The Chinese company, which is valued at $5.3bn after a 600 per cent increase in its share price over the past five years, will start shipping batteries to electric buses in August and to the car industry next year.

The move comes as the stakes rise in the electric vehicle or EV market, with Volvo Cars this week announcing all its models from 2019 will have an electric motor, while Tesla Motors plans to deliver its first mass market Model 3s this month.

“At the moment there’s a shortage of good quality batteries in the market,” Wang Xiaoshen, vice-chairman of the Shenzhen-listed company, told the Financial Times. “We are the leading supplier of lithium chemicals which will benefit our battery plant.”

Companies such as Ganfeng are vital to help the electric car market properly take off. It is the world’s largest supplier of lithium to the electric car industry in China and overseas, including to groups such as Tesla. Lithium is one of the key elements in batteries that power electric cars.

The group is aiming to become an integrated battery and lithium company by buying overseas lithium projects while expanding research in next generation battery technology.

The Chinese government is pushing its companies to become dominant in the electric vehicle supply chain, as part of its industrial policy known as Made in China 2025, to create national champions.

China is already the world’s biggest electric car market and is targeting 7m so-called new energy vehicles by 2025.

Ganfeng’s battery effort is focused on advancing the technology rather than just production scale, Mr Wang said.

The company is researching next generation solid state batteries, which use lithium metal for the anode as well as in the cathode of the battery unlike conventional lithium-ion batteries that use lithium salts.

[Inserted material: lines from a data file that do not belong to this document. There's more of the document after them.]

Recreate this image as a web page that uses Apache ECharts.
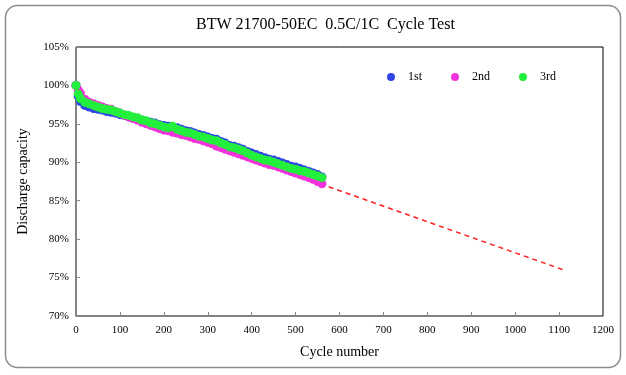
<!DOCTYPE html>
<html>
<head>
<meta charset="utf-8">
<script src="https://cdn.jsdelivr.net/npm/echarts@6/dist/echarts.min.js"></script>
<style>
  html, body { margin: 0; padding: 0; background: #fff; }
  #cycleChart { width: 626px; height: 375px; }
</style>
</head>
<body>
<div id="cycleChart"></div>
<script>
// cycle numbers where capacity was read
var cycles = [0, 5, 10, 20, 30, 40, 50, 60, 70, 80, 90, 100, 110, 120, 130, 140, 150, 160, 170, 180, 190,
  200, 210, 220, 230, 240, 250, 260, 270, 280, 290, 300, 310, 320, 330, 340, 350, 360, 370, 380, 390,
  400, 410, 420, 430, 440, 450, 460, 470, 480, 490, 500, 510, 520, 530, 540, 550, 560];

// discharge capacity (%)
var first = [100.0, 98.6, 97.9, 97.4, 97.2, 97.0, 96.9, 96.8, 96.6, 96.5, 96.4, 96.2, 96.1, 95.9, 95.8, 95.6, 95.5, 95.3, 95.2, 95.1, 94.9,
  94.8, 94.7, 94.6, 94.5, 94.3, 94.1, 94.0, 93.8, 93.6, 93.5, 93.3, 93.1, 93.0, 92.7, 92.5, 92.2, 92.1, 91.9, 91.7, 91.4,
  91.2, 91.0, 90.8, 90.6, 90.4, 90.3, 90.1, 89.9, 89.7, 89.5, 89.4, 89.2, 89.0, 88.8, 88.6, 88.4, 88.1];
var second = [100.0, 99.4, 99.0, 98.2, 97.8, 97.6, 97.4, 97.2, 97.0, 96.9, 96.6, 96.4, 96.1, 95.9, 95.7, 95.5, 95.2, 95.0, 94.8, 94.6, 94.4,
  94.2, 94.1, 93.9, 93.8, 93.6, 93.5, 93.3, 93.1, 93.0, 92.8, 92.6, 92.4, 92.1, 91.9, 91.7, 91.5, 91.3, 91.1, 90.9, 90.7,
  90.5, 90.3, 90.1, 89.9, 89.7, 89.6, 89.4, 89.2, 89.0, 88.8, 88.6, 88.4, 88.2, 88.0, 87.8, 87.5, 87.2];
var third = [100.0, 98.9, 98.3, 97.8, 97.6, 97.4, 97.2, 97.0, 96.9, 96.8, 96.6, 96.4, 96.2, 96.1, 95.9, 95.8, 95.5, 95.4, 95.1, 95.0, 94.8,
  94.6, 94.5, 94.7, 94.3, 94.1, 93.9, 93.8, 93.6, 93.4, 93.3, 93.1, 92.9, 92.8, 92.5, 92.3, 92.0, 91.9, 91.7, 91.5, 91.2,
  90.9, 90.7, 90.5, 90.3, 90.2, 90.0, 89.8, 89.6, 89.4, 89.2, 89.1, 88.9, 88.8, 88.6, 88.4, 88.2, 88.0];

// extrapolated trend
var trendX = [556, 1110];
var trendY = [87.2, 76.0];

var xTicks = [0, 1200, 100];   // min, max, interval
var yTicks = [70, 105, 5];

function pairs(xs, ys) {
  var out = [];
  for (var i = 0; i < xs.length; i++) out.push([xs[i], ys[i]]);
  return out;
}

var font = 'Liberation Serif';

var option = {
  backgroundColor: '#fff',
  animation: false,
  title: {
    text: 'BTW 21700-50EC  0.5C/1C  Cycle Test',
    left: 191,
    top: 12,
    textStyle: { fontFamily: font, fontSize: 16, fontWeight: 'normal', color: '#000' }
  },
  legend: {
    data: ['1st', '2nd', '3rd'],
    left: 382,
    top: 66,
    icon: 'circle',
    itemWidth: 8,
    itemHeight: 8,
    itemGap: 29,
    textStyle: { fontFamily: font, fontSize: 12, color: '#000', padding: [0, 0, 0, 8] }
  },
  graphic: [{
    type: 'rect',
    shape: { x: 5.5, y: 5.5, width: 615, height: 362, r: 12 },
    style: { fill: 'none', stroke: '#8c8c8c', lineWidth: 1.5 },
    silent: true
  }],
  grid: {
    left: 76, right: 23, top: 47, bottom: 59,
    show: true, borderColor: '#000', borderWidth: 1
  },
  xAxis: {
    type: 'value',
    min: xTicks[0], max: xTicks[1], interval: xTicks[2],
    name: 'Cycle number',
    nameLocation: 'middle',
    nameGap: 29,
    nameTextStyle: { fontFamily: font, fontSize: 14, color: '#000' },
    axisLine: { onZero: false, lineStyle: { color: '#888' } },
    axisTick: { inside: true, length: 4, lineStyle: { color: '#888' } },
    axisLabel: { fontFamily: font, fontSize: 11, color: '#000', margin: 9, formatter: function (v) { return String(v); } },
    splitLine: { show: false }
  },
  yAxis: {
    type: 'value',
    min: yTicks[0], max: yTicks[1], interval: yTicks[2],
    name: 'Discharge capacity',
    nameLocation: 'middle',
    nameGap: 46,
    nameTextStyle: { fontFamily: font, fontSize: 14, color: '#000' },
    axisLine: { onZero: false, lineStyle: { color: '#888' } },
    axisTick: { inside: true, length: 4, lineStyle: { color: '#888' } },
    axisLabel: { fontFamily: font, fontSize: 11, color: '#000', margin: 7, formatter: '{value}%' },
    splitLine: { show: false }
  },
  series: [
    {
      name: '1st', type: 'scatter', symbolSize: 9,
      itemStyle: { color: '#2f45e6', opacity: 1 },
      data: pairs(cycles, first)
    },
    {
      name: '2nd', type: 'scatter', symbolSize: 9,
      itemStyle: { color: '#f233dc', opacity: 1 },
      data: pairs(cycles, second)
    },
    {
      name: '3rd', type: 'scatter', symbolSize: 9,
      itemStyle: { color: '#22f03c', opacity: 1 },
      data: pairs(cycles, third)
    },
    {
      name: 'trend', type: 'line', symbol: 'none',
      lineStyle: { color: '#ff2020', width: 1.5, type: [5, 4] },
      data: pairs(trendX, trendY),
      z: 1
    }
  ]
};

echarts.init(document.getElementById('cycleChart')).setOption(option);
</script>
</body>
</html>
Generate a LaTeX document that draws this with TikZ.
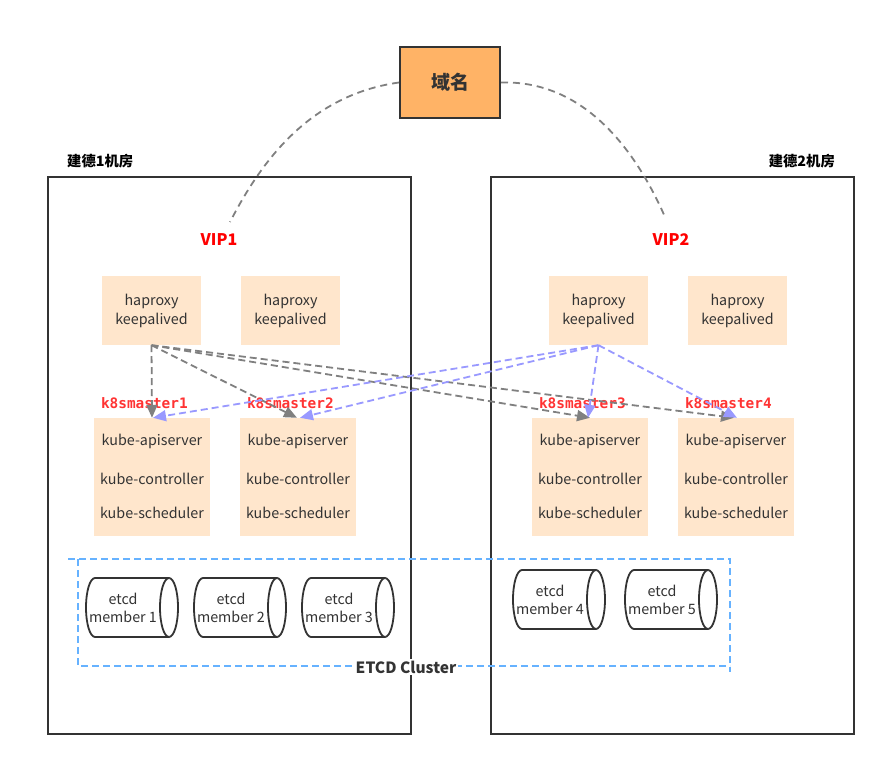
\documentclass[tikz,border=0pt]{standalone}
\usepackage{fontspec}
\setmainfont{Noto Sans CJK SC}
\newfontfamily\labelmono{DejaVu Sans Mono}
\usetikzlibrary{arrows.meta}
\definecolor{dark}{HTML}{333333}
\definecolor{orangebox}{HTML}{FFB366}
\definecolor{peach}{HTML}{FFE6CC}
\definecolor{grayline}{HTML}{808080}
\definecolor{blueline}{HTML}{9999FF}
\definecolor{etcdblue}{HTML}{66B2FF}
\definecolor{redlbl}{HTML}{FF3333}
\tikzset{
  domainbox/.style={draw=dark, line width=2pt, fill=orangebox, minimum width=100pt, minimum height=71pt, inner sep=0pt, font=\fontsize{19}{22}\selectfont\bfseries, text=dark},
  room/.style={draw=dark, line width=2pt, minimum width=363pt, minimum height=557pt, inner sep=0pt},
  roomlbl/.style={font=\fontsize{14.3}{16}\selectfont\bfseries, text=black, inner sep=0pt},
  vip/.style={font=\fontsize{16}{18}\selectfont\bfseries, text=red, inner sep=0pt},
  hpbox/.style={fill=peach, minimum width=99pt, minimum height=69pt, inner sep=0pt, align=center, font=\fontsize{14.3}{19}\selectfont, text=dark},
  mbox/.style={fill=peach, minimum width=116pt, minimum height=118pt, inner sep=0pt},
  mtext/.style={font=\fontsize{14.3}{16}\selectfont, text=dark, inner sep=0pt},
  mlbl/.style={font=\fontsize{14.4}{16}\selectfont\labelmono\bfseries, text=redlbl, inner sep=0pt, anchor=west},
  curve/.style={draw=grayline, line width=1.8pt, dash pattern=on 7pt off 5pt},
  grayarrow/.style={draw=grayline, line width=1.8pt, dash pattern=on 7pt off 4pt, -{Triangle[length=13pt,width=11pt,fill=grayline]}},
  bluearrow/.style={draw=blueline, line width=1.8pt, dash pattern=on 7pt off 4pt, -{Triangle[length=13pt,width=11pt,fill=blueline]}},
  cyl/.style={draw=dark, line width=1.8pt, fill=white},
  cyltext/.style={font=\fontsize{14.3}{18}\selectfont, text=dark, align=center, inner sep=0pt},
  etcdbox/.style={draw=etcdblue, line width=1.8pt, dash pattern=on 7pt off 4pt},
  etcdlbl/.style={font=\fontsize{15.5}{17}\selectfont\bfseries, text=dark, fill=white, inner sep=1.5pt}
}
\newcommand\etcdcyl[4]{%
  \filldraw[cyl] ({#2+83},{-#3}) -- ({#2+9},{-#3}) arc[start angle=90,end angle=270,x radius=9,y radius=29.5] -- ({#2+83},{-#3-59}) arc[start angle=-90,end angle=90,x radius=9,y radius=29.5] -- cycle;
  \draw[cyl] ({#2+83},{-#3}) arc[start angle=90,end angle=270,x radius=9,y radius=29.5];
  \node[cyltext] (#1) at ({#2+37},{-#3-30}) {etcd\\member #4};
}
\begin{document}
\begin{tikzpicture}[x=1pt,y=1pt]
\useasboundingbox (0,0) rectangle (887,-767);
\fill[white] (0,0) rectangle (887,-767);

% rooms
\node[room] (r1) at (229.5,-455.5) {};
\node[room] (r2) at (672,-455.5) {};
\node[roomlbl, anchor=west] (r1l) at (67,-161) {建德1机房};
\node[roomlbl, anchor=east] (r2l) at (835,-161) {建德2机房};

% domain
\node[domainbox] (dom) at (450,-82.5) {域名};

% VIPs
\node[vip] (v1) at (219,-240) {VIP1};
\node[vip] (v2) at (671,-240) {VIP2};
\coordinate (c1) at (230,-222);
\coordinate (c2) at (665,-217);
\draw[curve] (dom.west) .. controls (310,-95) and (262,-160) .. (c1);
\draw[curve] (dom.east) .. controls (590,-80) and (640,-160) .. (c2);

% haproxy
\node[hpbox] (hp1) at (151.5,-310.5) {haproxy\\keepalived};
\node[hpbox] (hp2) at (290.5,-310.5) {haproxy\\keepalived};
\node[hpbox] (hp3) at (598.5,-310.5) {haproxy\\keepalived};
\node[hpbox] (hp4) at (737.5,-310.5) {haproxy\\keepalived};

% masters
\foreach \n/\x in {1/152,2/298,3/590,4/736}{
  \node[mbox] (m\n) at (\x,-477) {};
  \node[mtext] (m\n a) at (\x,-441) {kube-apiserver};
  \node[mtext] (m\n b) at (\x,-479) {kube-controller};
  \node[mtext] (m\n c) at (\x,-513) {kube-scheduler};
  \node[mlbl] (m\n l) at ([shift={(7pt,15pt)}]m\n.north west) {k8smaster\n};
}

% arrows
\draw[grayarrow] (hp1.south) -- (m1.north);
\draw[grayarrow] (hp1.south) -- ([xshift=-1pt]m2.north);
\draw[grayarrow] (hp1.south) -- (m3.north);
\draw[grayarrow] (hp1.south) -- ([xshift=-2pt]m4.north);
\draw[bluearrow] (hp3.south) -- ([xshift=1pt]m1.north);
\draw[bluearrow] (hp3.south) -- ([xshift=2pt]m2.north);
\draw[bluearrow] (hp3.south) -- ([xshift=-2pt]m3.north);
\draw[bluearrow] (hp3.south) -- ([xshift=1pt]m4.north);

% etcd cluster
\draw[etcdbox] (68,-559) -- (730,-559) -- (730,-672);
\draw[etcdbox] (78,-559) -- (78,-666) -- (730,-666);
\etcdcyl{e1}{86}{578}{1}
\etcdcyl{e2}{194}{578}{2}
\etcdcyl{e3}{302}{578}{3}
\etcdcyl{e4}{513}{570}{4}
\etcdcyl{e5}{625}{570}{5}
\node[etcdlbl] (ec) at (406,-667) {ETCD Cluster};
\end{tikzpicture}
\end{document}
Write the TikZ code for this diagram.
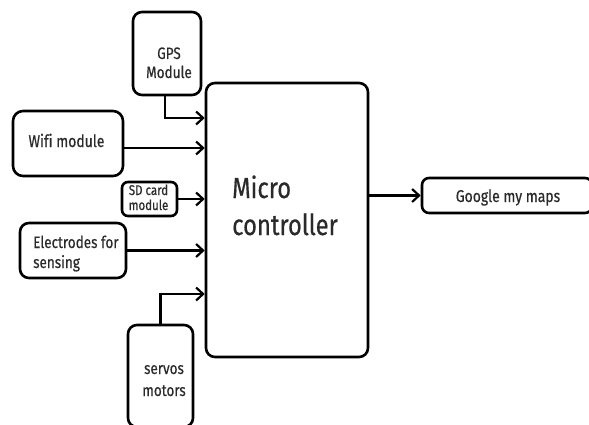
\documentclass[tikz,border=0pt]{standalone}
\usepackage{fontspec}
\setmainfont{Fira Sans}[FakeStretch=0.82,FakeBold=0.5,Ligatures=NoCommon]
\usetikzlibrary{arrows.meta}
\definecolor{ink}{HTML}{2A2A2A}
\begin{document}
\begin{tikzpicture}[x=1pt,y=-1pt,
  blk/.style={draw=black, line width=2.6pt, rectangle, rounded corners=#1, inner sep=0pt},
  blk/.default=8pt,
  lbl/.style={text=ink, inner sep=0pt, anchor=base},
  link/.style={line width=2.2pt, -{Straight Barb[length=7pt,width=13pt,line width=2.2pt]}}]
  \fill[white] (0,0) rectangle (589,425);
  \useasboundingbox (0,0) rectangle (589,425);

  % blocks
  \node[blk=9pt, minimum width=162pt, minimum height=274pt] (mc) at (287,220) {};
  \node[blk=9pt, minimum width=68pt, minimum height=83pt] (gps) at (167,53.5) {};
  \node[blk=10pt, minimum width=110pt, minimum height=65pt] (wifi) at (68,143.5) {};
  \node[blk=6pt, minimum width=55pt, minimum height=34pt] (sd) at (149.5,199) {};
  \node[blk=9pt, minimum width=106pt, minimum height=55pt] (elec) at (73,250.5) {};
  \node[blk=9pt, minimum width=65pt, minimum height=102pt] (servo) at (160.5,376) {};
  \node[blk=7pt, minimum width=170pt, minimum height=35pt] (maps) at (507,195.5) {};

  % labels
  \node[lbl, anchor=base west, font=\fontsize{29}{35}\selectfont] (mc1) at (232,198) {Micro};
  \node[lbl, anchor=base west, font=\fontsize{29}{35}\selectfont] (mc2) at (232,235) {controller};
  \node[lbl, font=\fontsize{16.5}{19}\selectfont] (gps1) at (169,59) {GPS};
  \node[lbl, font=\fontsize{16.5}{19}\selectfont] (gps2) at (169,78) {Module};
  \node[lbl, font=\fontsize{17}{20}\selectfont] (wifi1) at (66.5,147) {Wifi module};
  \node[lbl, font=\fontsize{14}{15}\selectfont] (sd1) at (148.5,195) {SD card};
  \node[lbl, font=\fontsize{14}{15}\selectfont] (sd2) at (148.5,210) {module};
  \node[lbl, anchor=base west, font=\fontsize{16.5}{20}\selectfont] (el1) at (33,248) {Electrodes for};
  \node[lbl, anchor=base west, font=\fontsize{16.5}{20}\selectfont] (el2) at (33,268) {sensing};
  \node[lbl, font=\fontsize{16.5}{22}\selectfont] (sv1) at (164,374) {servos};
  \node[lbl, font=\fontsize{16.5}{22}\selectfont] (sv2) at (164,396) {motors};
  \node[lbl, font=\fontsize{17}{20}\selectfont] (mp1) at (508,202) {Google my maps};

  % connectors into the controller
  \draw[link] ([xshift=-2pt]gps.south) |- ([yshift=102pt]mc.west);
  \draw[link] ([yshift=-4.5pt]wifi.east) -- ([yshift=-4.5pt]wifi.east -| mc.west);
  \draw[link] (sd.east) -- (sd.east -| mc.west);
  \draw[link] (elec.east) -- (elec.east -| mc.west);
  \draw[link] (servo.north) |- ([yshift=-74pt]mc.west);
  % connector out of the controller
  \draw[link] (maps.west -| mc.east) -- (maps.west);
\end{tikzpicture}
\end{document}
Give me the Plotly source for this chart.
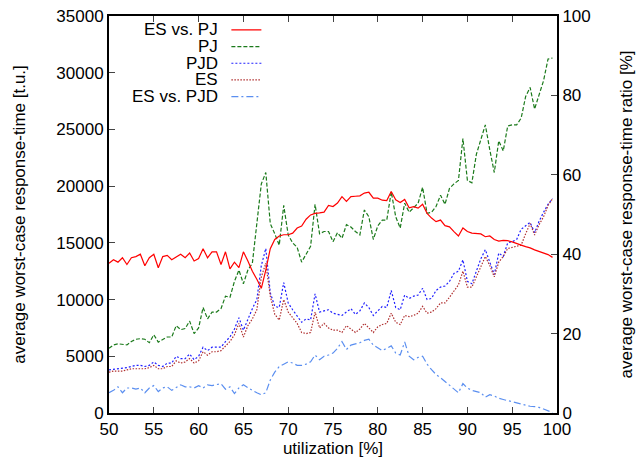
import numpy as np
import plotly.graph_objects as go

# utilization grid, 0.5 % steps
util = np.arange(50, 100, 0.5)

# average worst-case response-time [t.u.] (left axis)
pj = [5700, 6000, 6100, 6050, 6000, 6300, 6500, 6550, 6500, 6200,
      6900, 6250, 6450, 6700, 6700, 7700, 7350, 7450, 8100, 7000,
      7500, 9300, 8300, 8900, 8900, 9200, 10300, 10200, 11600, 12600,
      11400, 12600, 13200, 16500, 20200, 21200, 16700, 15800, 14800, 18300,
      15700, 15000, 14600, 13300, 14000, 14700, 18400, 15800, 16000, 16000,
      15100, 15900, 15400, 16600, 16400, 16000, 15700, 17900, 17300, 15300,
      16500, 17000, 17000, 19500, 17300, 16300, 18500, 17700, 18100, 18500,
      19900, 17600, 17700, 18200, 19200, 18400, 19800, 20200, 20500, 24200,
      20500, 20300, 22800, 24100, 25400, 23200, 21200, 24000, 23100, 25300,
      25400, 25400, 26000, 27900, 28700, 26800, 28000, 29300, 31200, 31300]

pjd = [3800, 3850, 3900, 3900, 4000, 4100, 4200, 4200, 4100, 4200,
       4500, 4200, 4100, 4400, 4400, 5000, 4800, 4800, 5200, 4700,
       5000, 5800, 5500, 5800, 5800, 5800, 6300, 6700, 7400, 8400,
       7300, 8300, 9200, 10000, 13000, 14500, 10600, 9400, 9300, 11500,
       9700, 9100, 8500, 8000, 8300, 8200, 10500, 8900, 9000, 9100,
       8800, 8700, 8600, 8900, 9200, 8700, 9000, 9700, 9300, 8600,
       9000, 9400, 9300, 10800, 9300, 9100, 10400, 10100, 10300, 10400,
       11000, 10000, 10100, 10800, 11100, 11200, 11600, 12300, 12500, 13500,
       11600, 11400, 12500, 13600, 14400, 13300, 12200, 14100, 13800, 15000,
       15100, 15300, 16200, 16500, 16800, 15900, 16900, 17700, 18400, 18900]

es = [3600, 3700, 3700, 3700, 3800, 3900, 3900, 3900, 3900, 4000,
      4200, 3900, 3900, 4100, 4100, 4600, 4400, 4500, 4800, 4400,
      4600, 5400, 5100, 5400, 5400, 5500, 5900, 6300, 6900, 7900,
      6700, 7700, 8300, 9100, 12000, 13200, 10300, 8700, 8200, 10000,
      8900, 8400, 7900, 7100, 7000, 7100, 8900, 7500, 7900, 7500,
      7300, 7300, 7100, 7700, 7400, 7100, 7400, 7900, 7500, 7100,
      7600, 7800, 7900, 8800, 8000, 7800, 8600, 8500, 8600, 8800,
      9400, 8800, 8900, 9200, 9700, 9700, 10200, 10800, 11300, 12500,
      11100, 11100, 12000, 13000, 13800, 13000, 12000, 13300, 13800, 14500,
      14600, 14700, 14800, 15800, 16700, 15700, 16600, 17300, 18300, 18900]

# average worst-case response-time ratio [%] (right axis)
es_vs_pj = [37.7, 38.6, 38.0, 39.1, 37.4, 39.1, 39.4, 40.0, 37.1, 39.1,
            40.0, 36.6, 39.4, 39.7, 38.6, 39.4, 40.0, 39.1, 40.3, 38.3,
            38.9, 41.4, 39.1, 40.6, 40.6, 37.4, 40.6, 36.3, 38.0, 36.6,
            40.6, 38.3, 35.7, 33.7, 31.4, 36.0, 41.4, 43.7, 44.6, 44.9,
            44.9, 45.3, 46.6, 47.1, 48.8, 49.9, 50.3, 50.4, 50.6, 52.3,
            52.0, 52.9, 54.5, 53.3, 54.5, 54.6, 54.7, 55.4, 55.6, 54.1,
            54.1, 53.6, 53.5, 55.8, 53.7, 53.0, 53.8, 51.7, 52.0, 51.6,
            52.6, 50.3, 49.1, 48.2, 48.6, 47.2, 46.9, 45.7, 44.6, 46.6,
            45.7, 45.3, 45.2, 45.1, 44.4, 44.6, 43.7, 43.3, 43.5, 43.4,
            43.1, 42.6, 42.3, 41.9, 41.6, 41.1, 40.7, 40.3, 39.9, 39.2]

es_vs_pjd = [5.1, 5.7, 6.6, 5.1, 6.3, 6.3, 6.0, 6.3, 5.1, 6.3,
             6.9, 5.4, 6.3, 6.6, 5.7, 6.3, 7.1, 6.6, 6.6, 6.3,
             6.9, 6.3, 7.1, 6.9, 7.1, 7.4, 6.0, 6.6, 4.9, 6.3,
             7.1, 6.3, 5.7, 5.1, 4.6, 5.1, 8.3, 10.3, 11.7, 12.3,
             12.9, 12.6, 12.0, 12.0, 12.3, 12.9, 14.6, 13.4, 14.3, 14.6,
             15.1, 16.3, 18.0, 16.0, 17.1, 17.4, 17.7, 18.3, 18.6, 17.1,
             16.3, 15.7, 16.3, 16.9, 15.1, 14.6, 17.9, 14.3, 13.4, 14.0,
             14.3, 12.3, 10.9, 9.7, 8.9, 8.0, 7.1, 6.0, 5.1, 7.4,
             6.3, 5.7, 5.4, 5.1, 4.0, 4.6, 4.3, 3.7, 3.4, 3.1,
             2.9, 2.6, 2.3, 2.0, 1.7, 1.6, 1.4, 1.0, 0.6, 0.1]

FONT = "Liberation Sans, Arial, sans-serif"

series = [
    ("ES vs. PJ", util, es_vs_pj, "y2", "#ff0000", "solid"),
    ("PJ", util, pj, "y", "#1b7a1b", "4px,2px"),
    ("PJD", util, pjd, "y", "#2020ff", "2px,2px"),
    ("ES", util, es, "y", "#b03030", "1.5px,1.5px"),
    ("ES vs. PJD", util, es_vs_pjd, "y2", "#5b8ff0", "7px,3px,2px,3px"),
]

# legend rows (paper y) - gnuplot style: text on the left, sample on the right
rows = [0.965, 0.923, 0.881, 0.839, 0.797]

fig = go.Figure()
for i, (name, x, y, ax, col, dash) in enumerate(series):
    lg = "legend" if i == 0 else "legend%d" % (i + 1)
    fig.add_trace(go.Scatter(x=x, y=y, yaxis=ax, mode="lines", name=" ",
                             legend=lg, showlegend=True,
                             line=dict(color=col, width=1.2, dash=dash)))
    fig.add_annotation(text=name, xref="paper", yref="paper", x=0.247, y=rows[i],
                       xanchor="right", yanchor="middle", showarrow=False,
                       font=dict(family=FONT, size=17, color="black"))

legend_style = dict(x=0.262, xanchor="left", yanchor="middle",
                    bgcolor="rgba(0,0,0,0)", font=dict(size=4),
                    itemwidth=30, visible=True)
fig.update_layout(
    showlegend=True,
    legend=dict(y=rows[0], **legend_style),
    legend2=dict(y=rows[1], **legend_style),
    legend3=dict(y=rows[2], **legend_style),
    legend4=dict(y=rows[3], **legend_style),
    legend5=dict(y=rows[4], **legend_style),
)

axis_font = dict(family=FONT, size=17, color="black")

# right axis title as an annotation (axis titles get pinned to the page edge)
fig.add_annotation(text="average worst-case response-time ratio [%]",
                   xref="paper", yref="paper", x=1.156, y=0.5,
                   xanchor="center", yanchor="middle", textangle=-90,
                   showarrow=False, font=axis_font)

common = dict(ticks="inside", ticklen=6, showline=True, linecolor="black",
              linewidth=2, showgrid=False, zeroline=False, tickfont=axis_font,
              automargin=False, ticklabeloverflow="allow")
# page body has an 8px margin, so the figure is 8px smaller than the window
fig.update_layout(
    width=636, height=457,
    margin=dict(l=101, r=87, t=8, b=52, autoexpand=False),
    paper_bgcolor="white", plot_bgcolor="white",
    font=axis_font,
    xaxis=dict(range=[50, 100], dtick=5, mirror="ticks", **common,
               title=dict(text="utilization [%]", font=axis_font, standoff=2)),
    yaxis=dict(range=[0, 35000], dtick=5000, tickformat="d", **common,
               title=dict(text="average worst-case response-time [t.u.]",
                          font=axis_font, standoff=26)),
    yaxis2=dict(range=[0, 100], dtick=20, overlaying="y", side="right", **common),
)

fig.write_html("out.html")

Solid state batteries have higher energy density, and therefore greater driving range, but will still require several years to develop, Mr Wang said.

“We think in the future if you want to increase energy density you have to use the lithium metal in the battery,” he said. “It’s already had a significant improvement compared to current technologies.”

Ganfeng has been the most acquisitive Chinese lithium companies. This year it acquired a 17 per cent stake in miner Lithium Americas, whose CauchariOlaroz project in Argentina is set to start production in 2019.

It also bought a 5 per cent stake in Perth-based producer Pilbara Minerals, signing an agreement for a 10-year supply from the company.

Ganfeng also owns a 43 per cent stake in Australia’s Mt Marion lithium project, which is set to produce for the car industry after quality testing, according to Mr Wang.

The company is evaluating buying into more overseas lithium projects to secure supply, Mr Wang said.

“Our strategy is to secure long-term competitive resources,” he said. “Our target is to have significant scale. We should be prepared, the EV is coming, we don’t know how fast it will be.”